● **Exercise description**: Identify every line in the records below that contains the word "this", and reproduce each one.

● **Given entries**:
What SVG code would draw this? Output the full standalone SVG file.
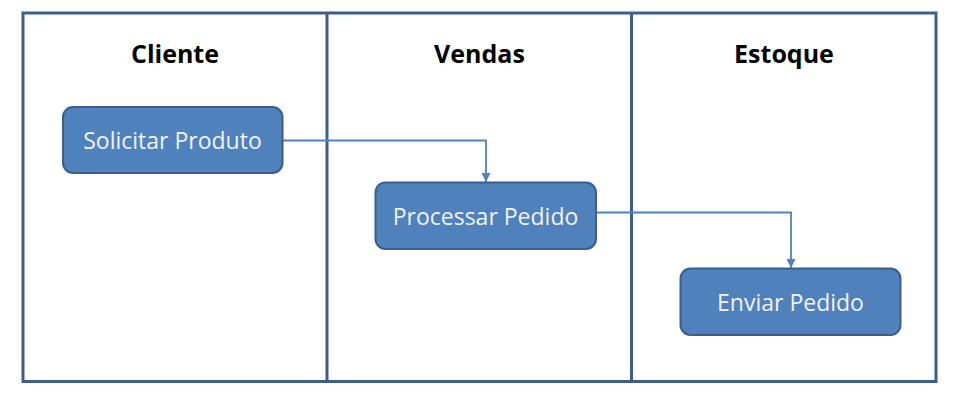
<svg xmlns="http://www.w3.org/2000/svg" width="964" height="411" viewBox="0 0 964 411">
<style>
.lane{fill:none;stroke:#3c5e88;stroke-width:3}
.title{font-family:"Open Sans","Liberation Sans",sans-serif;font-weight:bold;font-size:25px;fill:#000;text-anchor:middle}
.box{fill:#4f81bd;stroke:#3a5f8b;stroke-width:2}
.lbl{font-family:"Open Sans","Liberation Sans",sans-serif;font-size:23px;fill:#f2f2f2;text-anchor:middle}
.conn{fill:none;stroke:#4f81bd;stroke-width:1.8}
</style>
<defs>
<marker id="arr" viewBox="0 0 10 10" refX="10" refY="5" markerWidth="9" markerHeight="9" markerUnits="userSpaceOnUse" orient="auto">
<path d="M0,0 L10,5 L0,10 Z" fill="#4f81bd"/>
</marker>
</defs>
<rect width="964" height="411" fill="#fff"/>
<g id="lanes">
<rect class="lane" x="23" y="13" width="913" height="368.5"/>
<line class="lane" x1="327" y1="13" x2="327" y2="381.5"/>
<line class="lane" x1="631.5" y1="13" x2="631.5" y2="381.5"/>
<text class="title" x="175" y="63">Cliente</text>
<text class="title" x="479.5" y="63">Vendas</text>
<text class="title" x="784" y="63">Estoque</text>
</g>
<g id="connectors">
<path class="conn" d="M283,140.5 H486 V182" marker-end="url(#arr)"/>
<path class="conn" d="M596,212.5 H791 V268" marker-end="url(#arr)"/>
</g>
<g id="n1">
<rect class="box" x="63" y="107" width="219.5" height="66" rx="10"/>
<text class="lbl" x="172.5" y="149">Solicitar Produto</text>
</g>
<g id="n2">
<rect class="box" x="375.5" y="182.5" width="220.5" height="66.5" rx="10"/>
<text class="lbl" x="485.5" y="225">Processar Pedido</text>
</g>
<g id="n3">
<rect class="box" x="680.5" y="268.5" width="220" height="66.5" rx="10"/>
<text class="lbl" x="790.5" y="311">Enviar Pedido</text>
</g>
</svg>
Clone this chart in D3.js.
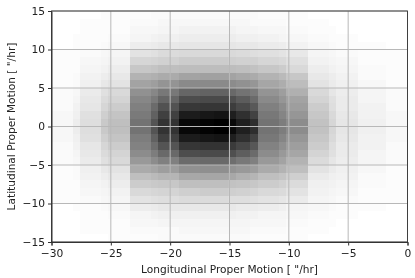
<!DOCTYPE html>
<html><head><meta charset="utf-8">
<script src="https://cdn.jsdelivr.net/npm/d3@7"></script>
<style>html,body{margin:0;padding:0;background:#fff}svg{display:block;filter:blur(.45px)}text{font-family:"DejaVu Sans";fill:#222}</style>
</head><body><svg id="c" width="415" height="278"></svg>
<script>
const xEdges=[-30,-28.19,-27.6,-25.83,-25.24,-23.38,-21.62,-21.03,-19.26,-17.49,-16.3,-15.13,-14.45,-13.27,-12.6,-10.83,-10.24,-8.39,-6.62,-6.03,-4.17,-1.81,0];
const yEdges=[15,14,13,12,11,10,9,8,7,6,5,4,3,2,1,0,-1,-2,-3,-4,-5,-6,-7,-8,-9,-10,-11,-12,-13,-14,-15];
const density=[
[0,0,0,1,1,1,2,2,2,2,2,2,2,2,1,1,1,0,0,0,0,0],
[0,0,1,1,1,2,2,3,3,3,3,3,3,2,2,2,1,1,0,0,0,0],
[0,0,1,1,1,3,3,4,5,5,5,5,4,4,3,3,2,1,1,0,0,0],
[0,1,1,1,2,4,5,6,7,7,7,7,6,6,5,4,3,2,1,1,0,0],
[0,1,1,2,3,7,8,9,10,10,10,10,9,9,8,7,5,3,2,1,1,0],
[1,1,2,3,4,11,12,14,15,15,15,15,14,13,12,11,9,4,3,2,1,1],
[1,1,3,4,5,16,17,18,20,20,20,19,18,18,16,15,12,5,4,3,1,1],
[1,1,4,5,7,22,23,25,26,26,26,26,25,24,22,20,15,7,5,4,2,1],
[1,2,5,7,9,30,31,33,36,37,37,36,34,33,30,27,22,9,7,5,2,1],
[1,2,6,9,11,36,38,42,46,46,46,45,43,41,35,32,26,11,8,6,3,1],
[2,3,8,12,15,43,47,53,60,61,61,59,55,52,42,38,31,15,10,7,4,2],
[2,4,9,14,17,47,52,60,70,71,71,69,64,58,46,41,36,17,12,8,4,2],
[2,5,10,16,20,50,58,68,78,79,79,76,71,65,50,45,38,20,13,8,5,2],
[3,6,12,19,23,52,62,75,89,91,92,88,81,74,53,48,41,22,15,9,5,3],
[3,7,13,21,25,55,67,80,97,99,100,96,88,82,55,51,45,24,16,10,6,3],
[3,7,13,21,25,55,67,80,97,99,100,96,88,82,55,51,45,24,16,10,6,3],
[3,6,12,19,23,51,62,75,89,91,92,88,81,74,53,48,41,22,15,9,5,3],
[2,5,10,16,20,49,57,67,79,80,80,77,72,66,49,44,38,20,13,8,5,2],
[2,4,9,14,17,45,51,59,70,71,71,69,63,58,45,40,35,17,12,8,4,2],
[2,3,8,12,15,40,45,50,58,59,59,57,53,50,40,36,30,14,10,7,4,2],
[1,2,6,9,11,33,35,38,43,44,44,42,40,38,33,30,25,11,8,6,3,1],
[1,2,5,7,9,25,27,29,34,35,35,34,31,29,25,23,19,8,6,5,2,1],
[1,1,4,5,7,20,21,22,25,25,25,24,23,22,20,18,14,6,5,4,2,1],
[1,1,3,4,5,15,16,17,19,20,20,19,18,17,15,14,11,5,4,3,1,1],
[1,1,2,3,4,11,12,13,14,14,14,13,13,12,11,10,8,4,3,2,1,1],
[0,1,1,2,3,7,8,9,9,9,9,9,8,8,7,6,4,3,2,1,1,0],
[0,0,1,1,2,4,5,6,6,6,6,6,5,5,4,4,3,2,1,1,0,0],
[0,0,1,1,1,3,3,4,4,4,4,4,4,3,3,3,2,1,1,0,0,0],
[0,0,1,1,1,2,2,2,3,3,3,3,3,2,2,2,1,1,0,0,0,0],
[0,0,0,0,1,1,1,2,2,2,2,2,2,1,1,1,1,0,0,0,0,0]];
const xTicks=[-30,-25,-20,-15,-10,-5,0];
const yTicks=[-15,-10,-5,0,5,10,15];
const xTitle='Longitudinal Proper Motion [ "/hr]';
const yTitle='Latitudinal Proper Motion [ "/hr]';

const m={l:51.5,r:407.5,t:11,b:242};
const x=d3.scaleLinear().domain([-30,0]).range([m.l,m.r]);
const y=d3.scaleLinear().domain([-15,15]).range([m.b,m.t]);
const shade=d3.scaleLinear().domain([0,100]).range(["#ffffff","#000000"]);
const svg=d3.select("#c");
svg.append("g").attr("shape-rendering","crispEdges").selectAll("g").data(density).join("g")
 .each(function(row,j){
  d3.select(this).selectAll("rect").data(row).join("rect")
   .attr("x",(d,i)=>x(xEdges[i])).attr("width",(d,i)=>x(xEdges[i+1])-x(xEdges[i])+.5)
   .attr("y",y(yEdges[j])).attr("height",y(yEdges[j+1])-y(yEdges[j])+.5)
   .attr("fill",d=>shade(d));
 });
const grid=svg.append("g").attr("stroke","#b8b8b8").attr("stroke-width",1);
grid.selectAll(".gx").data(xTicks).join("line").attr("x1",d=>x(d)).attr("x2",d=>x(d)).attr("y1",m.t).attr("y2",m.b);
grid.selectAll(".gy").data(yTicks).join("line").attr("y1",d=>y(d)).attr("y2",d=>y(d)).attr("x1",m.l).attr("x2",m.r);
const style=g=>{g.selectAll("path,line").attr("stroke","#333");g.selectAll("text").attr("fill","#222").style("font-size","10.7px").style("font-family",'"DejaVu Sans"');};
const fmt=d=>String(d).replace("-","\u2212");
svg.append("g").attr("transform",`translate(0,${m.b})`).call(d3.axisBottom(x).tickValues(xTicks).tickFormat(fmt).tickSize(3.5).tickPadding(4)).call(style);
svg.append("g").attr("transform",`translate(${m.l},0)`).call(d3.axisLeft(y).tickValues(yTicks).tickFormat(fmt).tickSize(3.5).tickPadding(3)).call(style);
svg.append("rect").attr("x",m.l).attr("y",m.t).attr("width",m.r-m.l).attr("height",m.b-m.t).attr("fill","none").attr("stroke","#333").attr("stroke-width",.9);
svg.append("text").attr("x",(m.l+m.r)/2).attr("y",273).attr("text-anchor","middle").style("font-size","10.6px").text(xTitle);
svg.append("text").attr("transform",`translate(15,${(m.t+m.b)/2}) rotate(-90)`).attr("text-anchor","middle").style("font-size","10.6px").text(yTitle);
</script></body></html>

● **Correct response**:
What SVG code would draw this? Output the full standalone SVG file.
Clone this chart in D3.js.
  d3.select(this).selectAll("rect").data(row).join("rect")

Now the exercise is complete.